- **INFORMATION PROVIDED**:
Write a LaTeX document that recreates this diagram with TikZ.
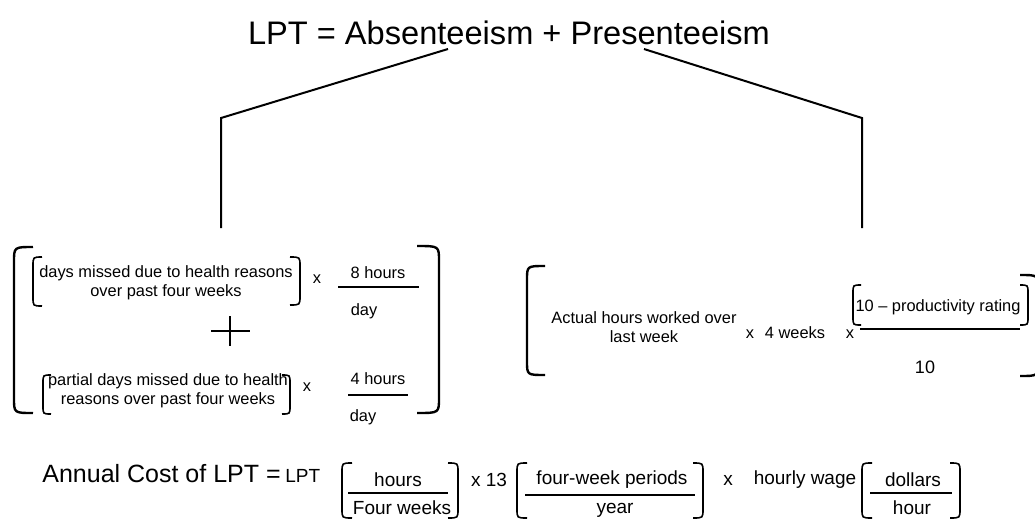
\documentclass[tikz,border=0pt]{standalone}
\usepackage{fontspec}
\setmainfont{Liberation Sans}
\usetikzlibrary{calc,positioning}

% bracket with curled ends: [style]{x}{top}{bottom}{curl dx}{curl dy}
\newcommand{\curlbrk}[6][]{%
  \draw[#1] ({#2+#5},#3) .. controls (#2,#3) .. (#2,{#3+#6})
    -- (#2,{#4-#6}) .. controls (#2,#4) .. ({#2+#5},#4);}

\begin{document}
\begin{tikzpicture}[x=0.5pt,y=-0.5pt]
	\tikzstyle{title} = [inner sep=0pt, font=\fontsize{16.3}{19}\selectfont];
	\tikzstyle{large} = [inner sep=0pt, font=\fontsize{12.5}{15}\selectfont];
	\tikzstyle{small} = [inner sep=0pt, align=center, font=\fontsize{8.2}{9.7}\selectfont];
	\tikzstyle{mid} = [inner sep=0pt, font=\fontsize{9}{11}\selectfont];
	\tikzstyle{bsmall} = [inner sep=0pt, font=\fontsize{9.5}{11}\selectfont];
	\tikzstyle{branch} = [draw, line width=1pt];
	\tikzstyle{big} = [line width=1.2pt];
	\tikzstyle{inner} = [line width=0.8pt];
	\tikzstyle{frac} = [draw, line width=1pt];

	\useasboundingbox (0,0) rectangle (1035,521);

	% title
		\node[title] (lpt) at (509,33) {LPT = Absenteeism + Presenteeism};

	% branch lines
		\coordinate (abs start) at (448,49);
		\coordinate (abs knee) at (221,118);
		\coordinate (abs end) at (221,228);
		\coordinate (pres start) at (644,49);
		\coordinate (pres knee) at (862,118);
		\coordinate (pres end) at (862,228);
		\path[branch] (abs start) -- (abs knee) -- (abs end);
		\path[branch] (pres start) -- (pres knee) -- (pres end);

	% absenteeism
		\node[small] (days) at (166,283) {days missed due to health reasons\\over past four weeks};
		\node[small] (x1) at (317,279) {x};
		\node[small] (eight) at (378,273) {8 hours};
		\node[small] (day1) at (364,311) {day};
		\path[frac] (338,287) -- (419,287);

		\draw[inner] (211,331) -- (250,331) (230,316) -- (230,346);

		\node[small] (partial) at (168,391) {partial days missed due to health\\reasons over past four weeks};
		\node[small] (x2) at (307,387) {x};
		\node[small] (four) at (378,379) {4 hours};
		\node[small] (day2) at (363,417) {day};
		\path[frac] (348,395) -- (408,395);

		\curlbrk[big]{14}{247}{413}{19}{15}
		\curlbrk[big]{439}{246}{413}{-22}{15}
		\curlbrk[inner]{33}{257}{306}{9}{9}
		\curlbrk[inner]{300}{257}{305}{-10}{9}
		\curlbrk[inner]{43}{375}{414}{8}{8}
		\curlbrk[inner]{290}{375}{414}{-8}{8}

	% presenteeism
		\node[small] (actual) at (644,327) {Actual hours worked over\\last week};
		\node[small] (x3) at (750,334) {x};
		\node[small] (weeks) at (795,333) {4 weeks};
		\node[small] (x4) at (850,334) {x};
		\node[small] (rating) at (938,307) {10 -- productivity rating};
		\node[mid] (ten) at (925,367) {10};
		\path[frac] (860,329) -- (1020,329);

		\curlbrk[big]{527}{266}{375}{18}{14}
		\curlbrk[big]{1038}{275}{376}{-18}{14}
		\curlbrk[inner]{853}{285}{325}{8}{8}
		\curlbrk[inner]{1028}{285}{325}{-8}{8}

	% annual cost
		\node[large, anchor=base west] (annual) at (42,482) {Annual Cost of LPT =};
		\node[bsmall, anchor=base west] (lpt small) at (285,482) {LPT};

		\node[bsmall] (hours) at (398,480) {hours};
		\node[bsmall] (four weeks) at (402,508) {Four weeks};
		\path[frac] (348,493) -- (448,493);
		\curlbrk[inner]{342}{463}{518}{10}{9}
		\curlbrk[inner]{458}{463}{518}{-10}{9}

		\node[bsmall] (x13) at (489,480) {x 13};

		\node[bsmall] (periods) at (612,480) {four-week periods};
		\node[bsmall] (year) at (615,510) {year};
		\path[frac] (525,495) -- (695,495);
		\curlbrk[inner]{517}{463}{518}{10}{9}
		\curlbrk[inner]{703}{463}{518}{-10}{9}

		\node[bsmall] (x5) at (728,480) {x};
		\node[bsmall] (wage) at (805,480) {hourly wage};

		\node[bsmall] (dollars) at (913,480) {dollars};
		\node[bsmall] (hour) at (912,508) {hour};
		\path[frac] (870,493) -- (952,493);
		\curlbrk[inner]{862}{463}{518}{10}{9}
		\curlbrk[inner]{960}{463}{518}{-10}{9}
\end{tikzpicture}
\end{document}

- **TO DO**:
Transcribe the whole listing, character for character, but not its images.

- **RESPONSE FOR THIS EXERCISE**:
Write a LaTeX document that recreates this diagram with TikZ.
\documentclass[tikz,border=0pt]{standalone}
\usepackage{fontspec}
\setmainfont{Liberation Sans}
\usetikzlibrary{calc,positioning}

% bracket with curled ends: [style]{x}{top}{bottom}{curl dx}{curl dy}
\newcommand{\curlbrk}[6][]{%
  \draw[#1] ({#2+#5},#3) .. controls (#2,#3) .. (#2,{#3+#6})
    -- (#2,{#4-#6}) .. controls (#2,#4) .. ({#2+#5},#4);}

\begin{document}
\begin{tikzpicture}[x=0.5pt,y=-0.5pt]
	\tikzstyle{title} = [inner sep=0pt, font=\fontsize{16.3}{19}\selectfont];
	\tikzstyle{large} = [inner sep=0pt, font=\fontsize{12.5}{15}\selectfont];
	\tikzstyle{small} = [inner sep=0pt, align=center, font=\fontsize{8.2}{9.7}\selectfont];
	\tikzstyle{mid} = [inner sep=0pt, font=\fontsize{9}{11}\selectfont];
	\tikzstyle{bsmall} = [inner sep=0pt, font=\fontsize{9.5}{11}\selectfont];
	\tikzstyle{branch} = [draw, line width=1pt];
	\tikzstyle{big} = [line width=1.2pt];
	\tikzstyle{inner} = [line width=0.8pt];
	\tikzstyle{frac} = [draw, line width=1pt];

	\useasboundingbox (0,0) rectangle (1035,521);

	% title
		\node[title] (lpt) at (509,33) {LPT = Absenteeism + Presenteeism};

	% branch lines
		\coordinate (abs start) at (448,49);
		\coordinate (abs knee) at (221,118);
		\coordinate (abs end) at (221,228);
		\coordinate (pres start) at (644,49);
		\coordinate (pres knee) at (862,118);
		\coordinate (pres end) at (862,228);
		\path[branch] (abs start) -- (abs knee) -- (abs end);
		\path[branch] (pres start) -- (pres knee) -- (pres end);

	% absenteeism
		\node[small] (days) at (166,283) {days missed due to health reasons\\over past four weeks};
		\node[small] (x1) at (317,279) {x};
		\node[small] (eight) at (378,273) {8 hours};
		\node[small] (day1) at (364,311) {day};
		\path[frac] (338,287) -- (419,287);

		\draw[inner] (211,331) -- (250,331) (230,316) -- (230,346);

		\node[small] (partial) at (168,391) {partial days missed due to health\\reasons over past four weeks};
		\node[small] (x2) at (307,387) {x};
		\node[small] (four) at (378,379) {4 hours};
		\node[small] (day2) at (363,417) {day};
		\path[frac] (348,395) -- (408,395);

		\curlbrk[big]{14}{247}{413}{19}{15}
		\curlbrk[big]{439}{246}{413}{-22}{15}
		\curlbrk[inner]{33}{257}{306}{9}{9}
		\curlbrk[inner]{300}{257}{305}{-10}{9}
		\curlbrk[inner]{43}{375}{414}{8}{8}
		\curlbrk[inner]{290}{375}{414}{-8}{8}

	% presenteeism
		\node[small] (actual) at (644,327) {Actual hours worked over\\last week};
		\node[small] (x3) at (750,334) {x};
		\node[small] (weeks) at (795,333) {4 weeks};
		\node[small] (x4) at (850,334) {x};
		\node[small] (rating) at (938,307) {10 -- productivity rating};
		\node[mid] (ten) at (925,367) {10};
		\path[frac] (860,329) -- (1020,329);

		\curlbrk[big]{527}{266}{375}{18}{14}
		\curlbrk[big]{1038}{275}{376}{-18}{14}
		\curlbrk[inner]{853}{285}{325}{8}{8}
		\curlbrk[inner]{1028}{285}{325}{-8}{8}

	% annual cost
		\node[large, anchor=base west] (annual) at (42,482) {Annual Cost of LPT =};
		\node[bsmall, anchor=base west] (lpt small) at (285,482) {LPT};

		\node[bsmall] (hours) at (398,480) {hours};
		\node[bsmall] (four weeks) at (402,508) {Four weeks};
		\path[frac] (348,493) -- (448,493);
		\curlbrk[inner]{342}{463}{518}{10}{9}
		\curlbrk[inner]{458}{463}{518}{-10}{9}

		\node[bsmall] (x13) at (489,480) {x 13};

		\node[bsmall] (periods) at (612,480) {four-week periods};
		\node[bsmall] (year) at (615,510) {year};
		\path[frac] (525,495) -- (695,495);
		\curlbrk[inner]{517}{463}{518}{10}{9}
		\curlbrk[inner]{703}{463}{518}{-10}{9}

		\node[bsmall] (x5) at (728,480) {x};
		\node[bsmall] (wage) at (805,480) {hourly wage};

		\node[bsmall] (dollars) at (913,480) {dollars};
		\node[bsmall] (hour) at (912,508) {hour};
		\path[frac] (870,493) -- (952,493);
		\curlbrk[inner]{862}{463}{518}{10}{9}
		\curlbrk[inner]{960}{463}{518}{-10}{9}
\end{tikzpicture}
\end{document}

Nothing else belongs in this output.